- PROBLEM STATEMENT -
In this exercise, return the whole listing exactly, excluding any images.

- STORED DATA -
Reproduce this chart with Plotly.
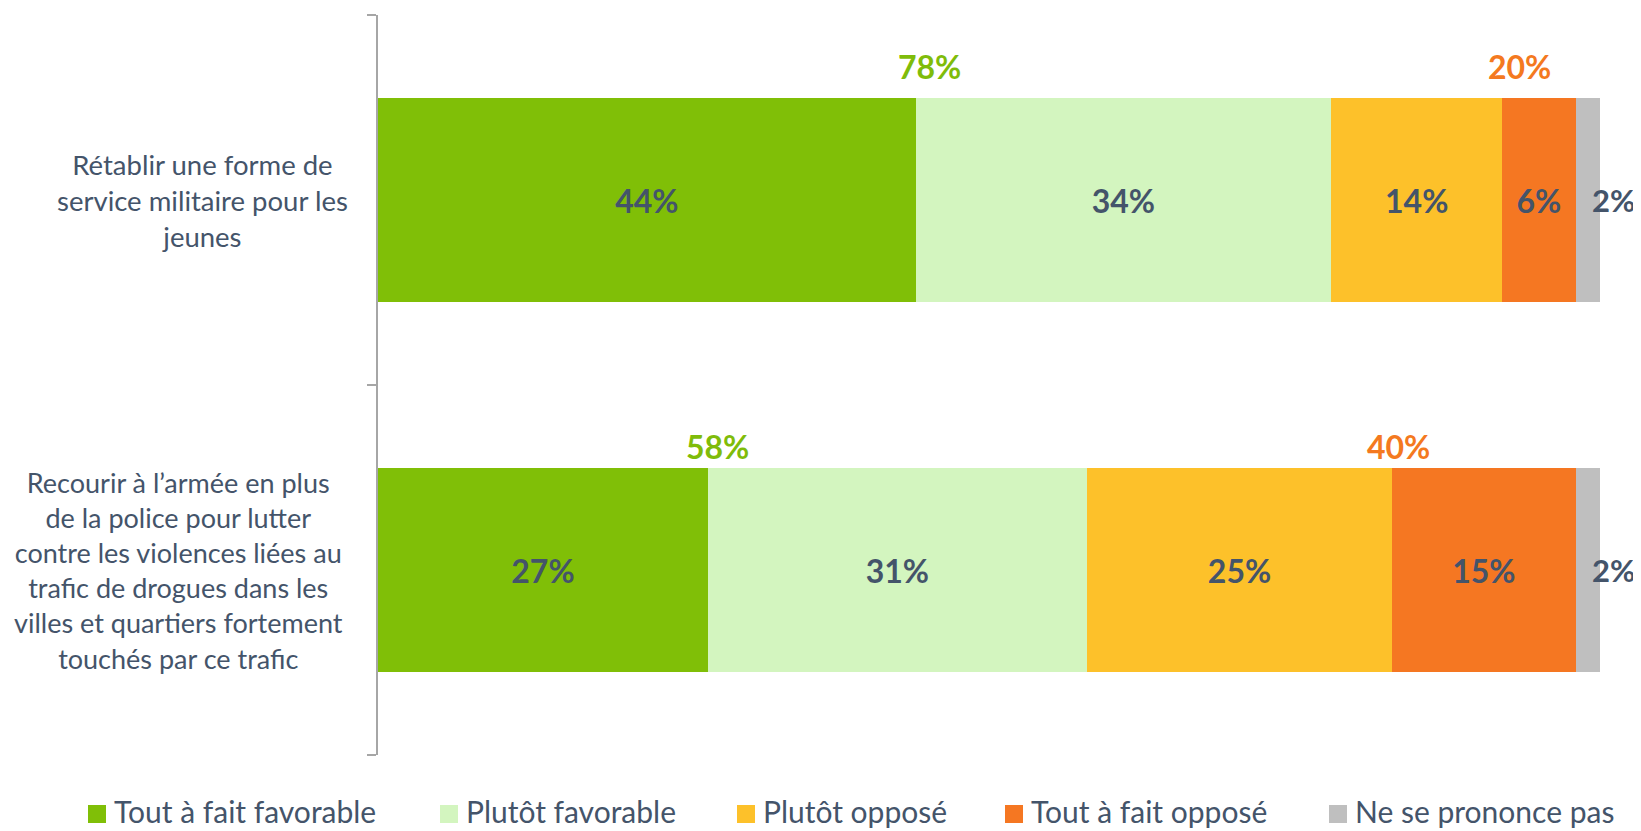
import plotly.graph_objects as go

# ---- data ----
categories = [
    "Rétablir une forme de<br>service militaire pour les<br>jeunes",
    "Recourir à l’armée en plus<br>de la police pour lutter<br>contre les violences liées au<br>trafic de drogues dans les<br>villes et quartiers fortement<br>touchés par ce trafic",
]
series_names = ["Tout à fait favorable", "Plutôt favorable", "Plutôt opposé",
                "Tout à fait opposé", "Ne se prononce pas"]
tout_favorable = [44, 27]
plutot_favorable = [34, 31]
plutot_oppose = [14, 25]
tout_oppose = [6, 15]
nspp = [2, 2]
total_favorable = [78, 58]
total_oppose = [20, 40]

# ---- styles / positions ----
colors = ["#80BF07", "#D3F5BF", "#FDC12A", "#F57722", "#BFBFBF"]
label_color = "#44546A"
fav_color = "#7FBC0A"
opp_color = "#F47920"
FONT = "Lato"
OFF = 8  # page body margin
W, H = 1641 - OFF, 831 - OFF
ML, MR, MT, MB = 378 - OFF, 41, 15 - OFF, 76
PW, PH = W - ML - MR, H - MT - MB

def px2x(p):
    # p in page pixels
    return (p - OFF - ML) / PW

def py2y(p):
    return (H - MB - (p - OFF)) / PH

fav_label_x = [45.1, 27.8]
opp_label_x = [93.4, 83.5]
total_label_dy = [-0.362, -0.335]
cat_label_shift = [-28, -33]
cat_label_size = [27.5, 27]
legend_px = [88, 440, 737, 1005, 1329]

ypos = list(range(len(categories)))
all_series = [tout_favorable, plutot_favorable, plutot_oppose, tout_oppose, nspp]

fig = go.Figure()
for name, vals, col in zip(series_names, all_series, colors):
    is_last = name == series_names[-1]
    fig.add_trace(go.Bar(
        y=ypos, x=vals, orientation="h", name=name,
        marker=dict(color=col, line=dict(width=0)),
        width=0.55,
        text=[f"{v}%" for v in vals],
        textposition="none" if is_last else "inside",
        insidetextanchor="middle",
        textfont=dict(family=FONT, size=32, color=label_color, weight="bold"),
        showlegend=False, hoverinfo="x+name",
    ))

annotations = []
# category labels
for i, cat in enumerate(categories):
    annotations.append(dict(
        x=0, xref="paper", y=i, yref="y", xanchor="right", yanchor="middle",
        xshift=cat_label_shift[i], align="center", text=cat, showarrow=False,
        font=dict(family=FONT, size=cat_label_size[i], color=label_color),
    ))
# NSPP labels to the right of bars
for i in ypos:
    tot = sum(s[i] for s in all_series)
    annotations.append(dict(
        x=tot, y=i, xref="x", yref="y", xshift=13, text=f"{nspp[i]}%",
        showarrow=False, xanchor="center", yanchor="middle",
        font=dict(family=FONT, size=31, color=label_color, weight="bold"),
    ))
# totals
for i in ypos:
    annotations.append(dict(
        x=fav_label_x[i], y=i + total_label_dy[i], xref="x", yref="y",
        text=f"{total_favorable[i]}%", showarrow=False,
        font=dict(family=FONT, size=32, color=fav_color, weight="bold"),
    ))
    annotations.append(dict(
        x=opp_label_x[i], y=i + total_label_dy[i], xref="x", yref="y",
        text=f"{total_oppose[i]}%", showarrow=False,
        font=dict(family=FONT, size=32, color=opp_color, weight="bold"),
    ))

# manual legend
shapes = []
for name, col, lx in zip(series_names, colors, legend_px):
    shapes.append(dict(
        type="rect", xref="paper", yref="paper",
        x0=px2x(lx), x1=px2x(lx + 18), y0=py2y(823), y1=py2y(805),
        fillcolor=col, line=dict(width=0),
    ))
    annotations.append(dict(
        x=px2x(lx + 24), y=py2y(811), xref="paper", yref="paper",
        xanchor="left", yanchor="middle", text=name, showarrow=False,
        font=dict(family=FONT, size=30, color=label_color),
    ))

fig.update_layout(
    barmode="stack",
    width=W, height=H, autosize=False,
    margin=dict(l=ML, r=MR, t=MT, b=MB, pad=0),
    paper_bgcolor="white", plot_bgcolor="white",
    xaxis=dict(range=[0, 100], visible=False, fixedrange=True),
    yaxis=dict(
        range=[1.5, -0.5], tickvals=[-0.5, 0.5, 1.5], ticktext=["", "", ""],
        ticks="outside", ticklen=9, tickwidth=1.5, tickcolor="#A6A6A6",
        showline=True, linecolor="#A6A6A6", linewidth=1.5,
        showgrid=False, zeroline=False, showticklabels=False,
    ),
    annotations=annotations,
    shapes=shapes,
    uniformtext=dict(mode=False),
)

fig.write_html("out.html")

- THE RESULT -
Reproduce this chart with Plotly.
import plotly.graph_objects as go

# ---- data ----
categories = [
    "Rétablir une forme de<br>service militaire pour les<br>jeunes",
    "Recourir à l’armée en plus<br>de la police pour lutter<br>contre les violences liées au<br>trafic de drogues dans les<br>villes et quartiers fortement<br>touchés par ce trafic",
]
series_names = ["Tout à fait favorable", "Plutôt favorable", "Plutôt opposé",
                "Tout à fait opposé", "Ne se prononce pas"]
tout_favorable = [44, 27]
plutot_favorable = [34, 31]
plutot_oppose = [14, 25]
tout_oppose = [6, 15]
nspp = [2, 2]
total_favorable = [78, 58]
total_oppose = [20, 40]

# ---- styles / positions ----
colors = ["#80BF07", "#D3F5BF", "#FDC12A", "#F57722", "#BFBFBF"]
label_color = "#44546A"
fav_color = "#7FBC0A"
opp_color = "#F47920"
FONT = "Lato"
OFF = 8  # page body margin
W, H = 1641 - OFF, 831 - OFF
ML, MR, MT, MB = 378 - OFF, 41, 15 - OFF, 76
PW, PH = W - ML - MR, H - MT - MB

def px2x(p):
    # p in page pixels
    return (p - OFF - ML) / PW

def py2y(p):
    return (H - MB - (p - OFF)) / PH

fav_label_x = [45.1, 27.8]
opp_label_x = [93.4, 83.5]
total_label_dy = [-0.362, -0.335]
cat_label_shift = [-28, -33]
cat_label_size = [27.5, 27]
legend_px = [88, 440, 737, 1005, 1329]

ypos = list(range(len(categories)))
all_series = [tout_favorable, plutot_favorable, plutot_oppose, tout_oppose, nspp]

fig = go.Figure()
for name, vals, col in zip(series_names, all_series, colors):
    is_last = name == series_names[-1]
    fig.add_trace(go.Bar(
        y=ypos, x=vals, orientation="h", name=name,
        marker=dict(color=col, line=dict(width=0)),
        width=0.55,
        text=[f"{v}%" for v in vals],
        textposition="none" if is_last else "inside",
        insidetextanchor="middle",
        textfont=dict(family=FONT, size=32, color=label_color, weight="bold"),
        showlegend=False, hoverinfo="x+name",
    ))

annotations = []
# category labels
for i, cat in enumerate(categories):
    annotations.append(dict(
        x=0, xref="paper", y=i, yref="y", xanchor="right", yanchor="middle",
        xshift=cat_label_shift[i], align="center", text=cat, showarrow=False,
        font=dict(family=FONT, size=cat_label_size[i], color=label_color),
    ))
# NSPP labels to the right of bars
for i in ypos:
    tot = sum(s[i] for s in all_series)
    annotations.append(dict(
        x=tot, y=i, xref="x", yref="y", xshift=13, text=f"{nspp[i]}%",
        showarrow=False, xanchor="center", yanchor="middle",
        font=dict(family=FONT, size=31, color=label_color, weight="bold"),
    ))
# totals
for i in ypos:
    annotations.append(dict(
        x=fav_label_x[i], y=i + total_label_dy[i], xref="x", yref="y",
        text=f"{total_favorable[i]}%", showarrow=False,
        font=dict(family=FONT, size=32, color=fav_color, weight="bold"),
    ))
    annotations.append(dict(
        x=opp_label_x[i], y=i + total_label_dy[i], xref="x", yref="y",
        text=f"{total_oppose[i]}%", showarrow=False,
        font=dict(family=FONT, size=32, color=opp_color, weight="bold"),
    ))

# manual legend
shapes = []
for name, col, lx in zip(series_names, colors, legend_px):
    shapes.append(dict(
        type="rect", xref="paper", yref="paper",
        x0=px2x(lx), x1=px2x(lx + 18), y0=py2y(823), y1=py2y(805),
        fillcolor=col, line=dict(width=0),
    ))
    annotations.append(dict(
        x=px2x(lx + 24), y=py2y(811), xref="paper", yref="paper",
        xanchor="left", yanchor="middle", text=name, showarrow=False,
        font=dict(family=FONT, size=30, color=label_color),
    ))

fig.update_layout(
    barmode="stack",
    width=W, height=H, autosize=False,
    margin=dict(l=ML, r=MR, t=MT, b=MB, pad=0),
    paper_bgcolor="white", plot_bgcolor="white",
    xaxis=dict(range=[0, 100], visible=False, fixedrange=True),
    yaxis=dict(
        range=[1.5, -0.5], tickvals=[-0.5, 0.5, 1.5], ticktext=["", "", ""],
        ticks="outside", ticklen=9, tickwidth=1.5, tickcolor="#A6A6A6",
        showline=True, linecolor="#A6A6A6", linewidth=1.5,
        showgrid=False, zeroline=False, showticklabels=False,
    ),
    annotations=annotations,
    shapes=shapes,
    uniformtext=dict(mode=False),
)

fig.write_html("out.html")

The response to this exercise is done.